## BEGIN RECORDS FOR PROCESSING

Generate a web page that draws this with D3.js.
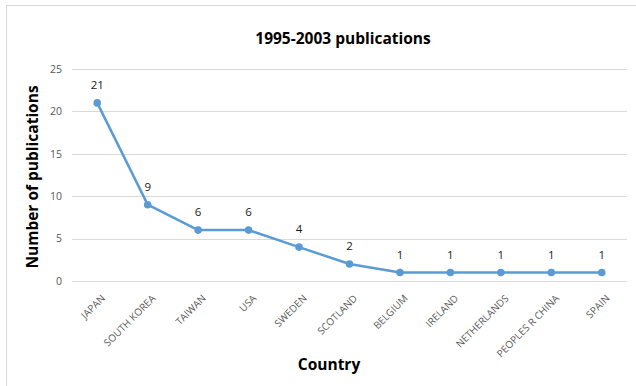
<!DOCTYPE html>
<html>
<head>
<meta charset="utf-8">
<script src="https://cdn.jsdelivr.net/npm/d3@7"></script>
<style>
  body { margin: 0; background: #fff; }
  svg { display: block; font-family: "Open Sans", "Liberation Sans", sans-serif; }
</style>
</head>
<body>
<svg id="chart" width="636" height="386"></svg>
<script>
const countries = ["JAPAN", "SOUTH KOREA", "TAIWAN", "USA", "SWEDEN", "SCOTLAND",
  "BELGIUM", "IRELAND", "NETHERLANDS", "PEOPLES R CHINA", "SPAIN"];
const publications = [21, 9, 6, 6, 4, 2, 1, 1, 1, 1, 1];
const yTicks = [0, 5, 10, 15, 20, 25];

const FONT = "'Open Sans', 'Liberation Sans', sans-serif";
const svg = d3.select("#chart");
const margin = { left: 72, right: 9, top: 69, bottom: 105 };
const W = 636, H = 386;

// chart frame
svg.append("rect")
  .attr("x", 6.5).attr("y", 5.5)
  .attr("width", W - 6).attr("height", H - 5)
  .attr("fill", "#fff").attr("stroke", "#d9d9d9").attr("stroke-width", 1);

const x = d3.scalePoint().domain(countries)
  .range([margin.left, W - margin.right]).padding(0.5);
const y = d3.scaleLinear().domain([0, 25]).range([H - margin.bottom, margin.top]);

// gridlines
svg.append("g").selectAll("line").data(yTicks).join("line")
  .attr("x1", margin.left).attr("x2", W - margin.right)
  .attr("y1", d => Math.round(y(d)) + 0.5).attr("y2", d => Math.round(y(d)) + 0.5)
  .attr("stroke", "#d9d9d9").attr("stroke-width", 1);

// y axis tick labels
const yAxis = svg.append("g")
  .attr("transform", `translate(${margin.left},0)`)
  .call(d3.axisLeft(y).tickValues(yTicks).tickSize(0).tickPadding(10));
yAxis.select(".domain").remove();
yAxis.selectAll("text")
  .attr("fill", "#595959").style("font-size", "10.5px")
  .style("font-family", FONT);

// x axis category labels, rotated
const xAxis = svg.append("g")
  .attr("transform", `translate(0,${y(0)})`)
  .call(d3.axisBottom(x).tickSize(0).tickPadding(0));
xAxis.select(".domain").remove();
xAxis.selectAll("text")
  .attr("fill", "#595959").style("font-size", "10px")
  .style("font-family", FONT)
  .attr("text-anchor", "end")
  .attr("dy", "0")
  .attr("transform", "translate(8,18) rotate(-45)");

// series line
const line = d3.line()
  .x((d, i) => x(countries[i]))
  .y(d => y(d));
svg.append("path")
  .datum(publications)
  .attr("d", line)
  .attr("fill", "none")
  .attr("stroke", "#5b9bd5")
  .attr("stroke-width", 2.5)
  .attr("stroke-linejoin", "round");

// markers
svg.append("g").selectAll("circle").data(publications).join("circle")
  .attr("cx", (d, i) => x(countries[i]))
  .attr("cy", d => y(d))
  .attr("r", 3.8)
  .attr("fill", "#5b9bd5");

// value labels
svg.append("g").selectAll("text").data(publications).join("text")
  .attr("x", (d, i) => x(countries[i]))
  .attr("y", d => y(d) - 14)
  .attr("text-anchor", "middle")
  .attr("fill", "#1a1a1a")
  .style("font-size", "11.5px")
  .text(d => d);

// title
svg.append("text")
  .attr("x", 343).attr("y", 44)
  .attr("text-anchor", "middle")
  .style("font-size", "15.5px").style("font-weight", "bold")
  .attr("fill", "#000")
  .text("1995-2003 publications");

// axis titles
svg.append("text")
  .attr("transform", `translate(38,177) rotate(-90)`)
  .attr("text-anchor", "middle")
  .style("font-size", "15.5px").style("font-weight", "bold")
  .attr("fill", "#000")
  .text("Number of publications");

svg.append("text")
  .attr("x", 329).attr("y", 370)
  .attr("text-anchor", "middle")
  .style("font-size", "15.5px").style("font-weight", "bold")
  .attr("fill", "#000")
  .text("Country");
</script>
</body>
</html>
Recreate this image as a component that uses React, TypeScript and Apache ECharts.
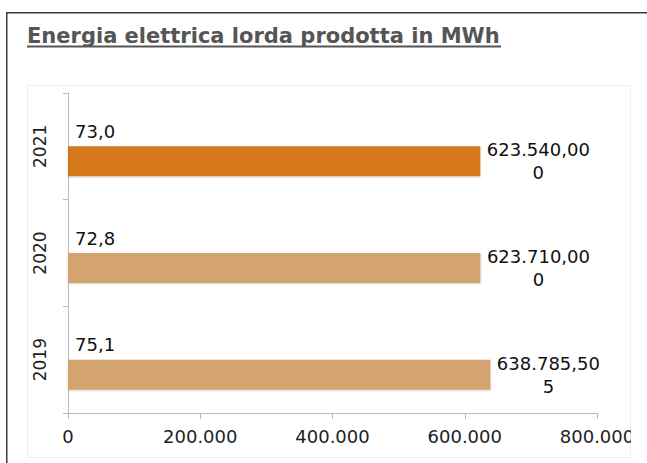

## END RECORDS FOR PROCESSING

- THE PROBLEM -
Consider the entries above and return each line with the string "that".

- OUTPUT FOR THIS TASK -
Generate a web page that draws this with D3.js.
Recreate this image as a component that uses React, TypeScript and Apache ECharts.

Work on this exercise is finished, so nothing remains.